Still, with sick husbands and mothers and puppies, and bills to pay, and stalls to clean (and by that I mean all the shit to deal with, whether literal or figurative), and work to do…it can get a little overwhelming, can’t it?
And sometimes we need a reminder that we have it pretty good most of the time.
Back to the cottage cheese and my lazy dinner.
“So, what did cottage cheese ever do to you?”
Jeremiah has some weird food hang ups, including the belief that avocados are actually alien eggs; I expected to hear that cottage cheese was against his religion or something.
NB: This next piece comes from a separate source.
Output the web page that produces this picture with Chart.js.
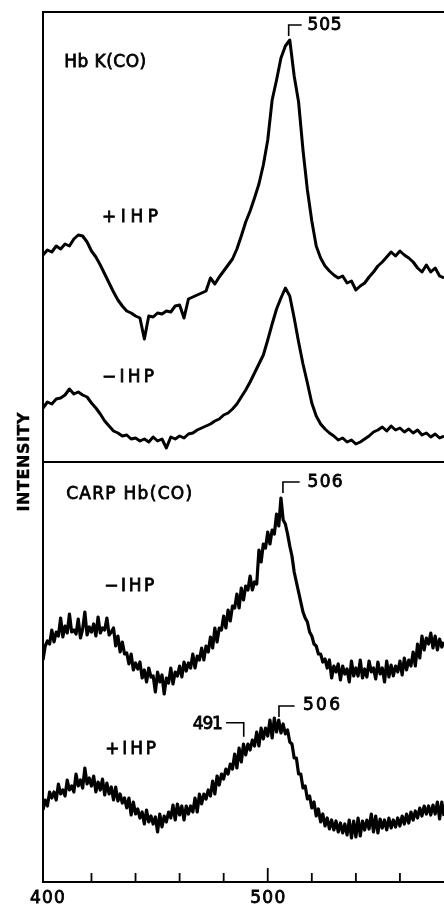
<!DOCTYPE html>
<html>
<head>
<meta charset="utf-8">
<script src="https://cdn.jsdelivr.net/npm/chart.js@4/dist/chart.umd.min.js"></script>
<style>
html,body{margin:0;padding:0;background:#fff;}
#wrap{width:444px;height:905px;position:relative;overflow:hidden;}
canvas{display:block;}
</style>
</head>
<body>
<div id="wrap"><canvas id="c" width="444" height="905"></canvas></div>
<script>
// ---- data (Raman shift, cm-1; intensity in arbitrary, offset units) ----
const wavenumbers = [
  398,400,402,404,406,408,410,412,414,416,
  418,420,422,424,426,428,430,432,434,436,
  438,440,442,444,446,448,450,452,454,456,
  458,460,462,464,466,468,470,472,474,476,
  478,480,482,484,486,488,490,492,494,496,
  498,500,502,504,506,508,510,512,514,516,
  518,520,522,524,526,528,530,532,534,536,
  538,540,542,544,546,548,550,552,554,556,
  558,560,562,564,566,568,570,572,574,576,
  578,580
];
const wavenumbersFine = [
  398,399,400,401,402,403,404,405,406,407,
  408,409,410,411,412,413,414,415,416,417,
  418,419,420,421,422,423,424,425,426,427,
  428,429,430,431,432,433,434,435,436,437,
  438,439,440,441,442,443,444,445,446,447,
  448,449,450,451,452,453,454,455,456,457,
  458,459,460,461,462,463,464,465,466,467,
  468,469,470,471,472,473,474,475,476,477,
  478,479,480,481,482,483,484,485,486,487,
  488,489,490,491,492,493,494,495,496,497,
  498,499,500,501,502,503,504,505,506,507,
  508,509,510,511,512,513,514,515,516,517,
  518,519,520,521,522,523,524,525,526,527,
  528,529,530,531,532,533,534,535,536,537,
  538,539,540,541,542,543,544,545,546,547,
  548,549,550,551,552,553,554,555,556,557,
  558,559,560,561,562,563,564,565,566,567,
  568,569,570,571,572,573,574,575,576,577,
  578,579,580
];
const hbkPlusIHP = [
  627,632,630,636,633,638,636,643,647,646,
  640,631,625,617,608,599,590,582,576,571,
  569,566,564,543,566,565,569,568,571,570,
  576,577,564,583,585,587,589,591,604,598,
  605,611,617,623,633,646,660,671,684,698,
  717,742,782,802,824,836,842,806,780,732,
  692,661,636,624,616,611,607,604,606,599,
  601,592,596,599,605,610,616,620,625,630,
  626,631,627,624,620,614,610,617,610,614,
  606,604
];
const hbkMinusIHP = [
  474,480,478,483,484,487,493,488,490,487,
  485,479,474,468,461,456,451,449,446,447,
  443,444,441,443,440,445,441,443,434,445,
  443,446,444,448,449,452,454,456,458,461,
  463,467,469,473,478,485,492,500,509,518,
  527,542,558,573,584,594,586,564,540,518,
  499,479,466,458,453,449,446,442,444,440,
  442,438,440,443,446,450,452,455,451,456,
  452,454,450,453,449,452,447,449,445,448,
  444,446
];
const carpMinusIHP = [
  222,236,241,238,252,240,250,246,264,245,
  256,249,268,250,252,248,263,244,253,270,
  247,255,250,258,246,265,249,254,252,264,
  247,250,254,236,246,230,240,228,229,218,
  228,212,219,213,220,204,212,200,214,205,
  206,190,210,200,207,188,204,199,214,198,
  210,206,216,205,220,211,219,214,228,214,
  226,222,234,222,236,230,245,234,254,240,
  254,252,266,254,272,261,276,274,288,274,
  294,282,296,292,306,292,300,298,332,320,
  338,334,350,338,352,348,368,356,384,362,
  358,348,336,326,310,300,290,280,270,264,
  260,250,246,238,236,228,228,220,223,214,
  222,204,216,210,218,202,216,208,213,200,
  221,206,214,206,222,204,213,205,221,210,
  214,203,220,208,214,200,221,205,217,206,
  216,210,221,207,224,212,222,216,230,216,
  238,224,246,232,244,238,249,234,246,232,
  243,235,240
];
const carpPlusIHP = [
  72,82,76,90,84,90,82,98,88,92,
  86,102,92,96,90,108,96,102,94,114,
  98,104,96,106,90,100,92,103,87,99,
  88,95,82,95,81,88,79,84,74,84,
  67,80,68,73,64,70,58,72,60,66,
  58,65,50,68,55,66,60,70,64,77,
  62,78,67,76,62,76,68,76,70,84,
  70,88,78,88,83,92,86,101,88,106,
  97,108,103,113,108,118,113,128,114,134,
  120,138,127,138,132,142,136,150,136,154,
  143,154,146,162,144,164,150,162,149,158,
  148,152,140,138,124,124,108,108,94,96,
  83,86,74,80,66,73,60,68,56,64,
  53,62,52,61,50,59,49,58,47,62,
  44,61,45,64,46,61,52,62,53,68,
  50,66,49,63,54,62,52,64,54,62,
  55,64,56,66,58,68,59,70,62,71,
  64,74,66,76,68,76,67,77,68,80,
  63,80,66
];
const xTickValues = [420,440,460,480,500,520,540,560];
const xLabelValues = [400,500];
const xLabelTexts = ['400','500'];
const panelLines = [0,420,870];           // bottom axis, panel divider, top frame
const curveLabelTexts = ['Hb K(CO)','+IHP','\u2212IHP','CARP Hb(CO)','\u2212IHP','+IHP'];
const peakLabelTexts = ['505','506','506','491'];
const yTitle = 'INTENSITY';

// ---- layout / style (not data) ----
const FONT = '"DejaVu Sans", "Liberation Sans", Arial, sans-serif';
const curveLabelLayout = [
  {x:407.6, y:819, w:82},
  {x:424.8, y:664, w:56},
  {x:424.8, y:504, w:52},
  {x:408.5, y:387, w:126},
  {x:425.8, y:295, w:50},
  {x:426.2, y:132, w:51}
];
const peakLabelLayout = [
  {path:[[509.5,846],[509.5,857],[515.4,857]], tx:518.1, ty:856, w:34, align:'left'},
  {path:[[506.9,389],[506.9,400],[514.5,400]], tx:518.1, ty:399, w:35, align:'left'},
  {path:[[505.1,165],[505.1,176],[512.2,176]], tx:516.0, ty:176, w:37, align:'left'},
  {path:[[481.1,159.3],[489.1,159.3],[489.1,145.3]], tx:479.6, ty:157, w:30, align:'right'}
];

function pts(xs, vals){ return xs.map((w,i)=>({x:w, y:vals[i]})); }

function drawSpaced(ctx, text, x, y, targetW, align){
  ctx.letterSpacing = '0px';
  const natural = ctx.measureText(text).width;
  const n = text.length;
  const s = n > 1 ? (targetW - natural) / (n - 1) : 0;
  ctx.letterSpacing = s.toFixed(2) + 'px';
  const left = align === 'center' ? x - targetW/2 : (align === 'right' ? x - targetW : x);
  ctx.textAlign = 'left';
  ctx.fillText(text, left, y);
  ctx.strokeText(text, left, y);
  ctx.letterSpacing = '0px';
}

const overlay = {
  id:'overlay',
  afterDraw(chart){
    const {ctx, chartArea} = chart;
    const x = chart.scales.x, y = chart.scales.y;
    ctx.save();
    ctx.strokeStyle = '#000';
    ctx.fillStyle = '#000';
    ctx.lineCap = 'butt';
    // inward tick marks
    ctx.lineWidth = 1.8;
    xTickValues.forEach(v=>{
      const px = x.getPixelForValue(v);
      const len = v === 500 ? 14 : 9;
      ctx.beginPath();
      ctx.moveTo(px, chartArea.bottom);
      ctx.lineTo(px, chartArea.bottom - len);
      ctx.stroke();
    });
    ctx.textBaseline = 'middle';
    // tick labels
    ctx.font = '17px ' + FONT;
    ctx.lineWidth = 0.8;
    xLabelValues.forEach((v,i)=>{
      drawSpaced(ctx, xLabelTexts[i], x.getPixelForValue(v), chartArea.bottom + 17, 35, 'center');
    });
    // curve labels
    ctx.font = '17px ' + FONT;
    curveLabelTexts.forEach((t,i)=>{
      const L = curveLabelLayout[i];
      drawSpaced(ctx, t, x.getPixelForValue(L.x), y.getPixelForValue(L.y), L.w, 'left');
    });
    // peak markers
    peakLabelTexts.forEach((t,i)=>{
      const L = peakLabelLayout[i];
      ctx.lineWidth = 1.6;
      ctx.beginPath();
      L.path.forEach((p,j)=>{
        const px = x.getPixelForValue(p[0]), py = y.getPixelForValue(p[1]);
        if (j===0) ctx.moveTo(px,py); else ctx.lineTo(px,py);
      });
      ctx.stroke();
      ctx.lineWidth = 0.8;
      ctx.font = '17px ' + FONT;
      drawSpaced(ctx, t, x.getPixelForValue(L.tx), y.getPixelForValue(L.ty), L.w, L.align);
    });
    // y title
    ctx.save();
    ctx.translate(24.5, 462);
    ctx.rotate(-Math.PI/2);
    ctx.font = 'bold 16px ' + FONT;
    ctx.lineWidth = 0.4;
    drawSpaced(ctx, yTitle, 0, 0, 99, 'center');
    ctx.restore();
    ctx.restore();
  }
};

const lineDs = (label, xs, vals, w) => ({
  label, data: pts(xs, vals), borderColor:'#000', borderWidth:w,
  pointRadius:0, tension:0, fill:false, borderJoinStyle:'round'
});

new Chart(document.getElementById('c'), {
  type:'line',
  data:{ datasets:[
    lineDs('HbK(CO) +IHP', wavenumbers, hbkPlusIHP, 3),
    lineDs('HbK(CO) -IHP', wavenumbers, hbkMinusIHP, 3),
    lineDs('CARP Hb(CO) -IHP', wavenumbersFine, carpMinusIHP, 3.2),
    lineDs('CARP Hb(CO) +IHP', wavenumbersFine, carpPlusIHP, 3.2)
  ]},
  options:{
    responsive:false, animation:false, devicePixelRatio:1,
    layout:{padding:{left:43, top:12, right:0, bottom:23}},
    plugins:{legend:{display:false}, tooltip:{enabled:false}, title:{display:false}},
    scales:{
      x:{type:'linear', min:398, max:580,
         grid:{display:false, drawTicks:false},
         ticks:{display:false},
         border:{display:true, color:'#000', width:2}},
      y:{type:'linear', min:0, max:870,
         afterBuildTicks:(s)=>{ s.ticks = panelLines.map(v=>({value:v})); },
         grid:{color:'#000', lineWidth:2, drawTicks:false},
         ticks:{display:false},
         border:{display:true, color:'#000', width:2}}
    }
  },
  plugins:[overlay]
});
</script>
</body>
</html>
But that wasn’t what he said.
“When I was a kid, and we lived in Arizona, there was a stretch when things were really bad. One week, my parents didn’t have any money for food. And the food pantry didn’t have anything much either. Just cottage cheese. So we took the cottage cheese. We ate it, just cottage cheese, for about a week. But some of it was bad and it made us sick…really sick I haven’t been able to eat it since.”
That’s one way to put things in perspective.
So, tonight I will enjoy a glass of cheap wine in my way too chilly house. And I’m going to raise a glass to “pretty good most of the time” because when you think about it, that’s something worth celebrating.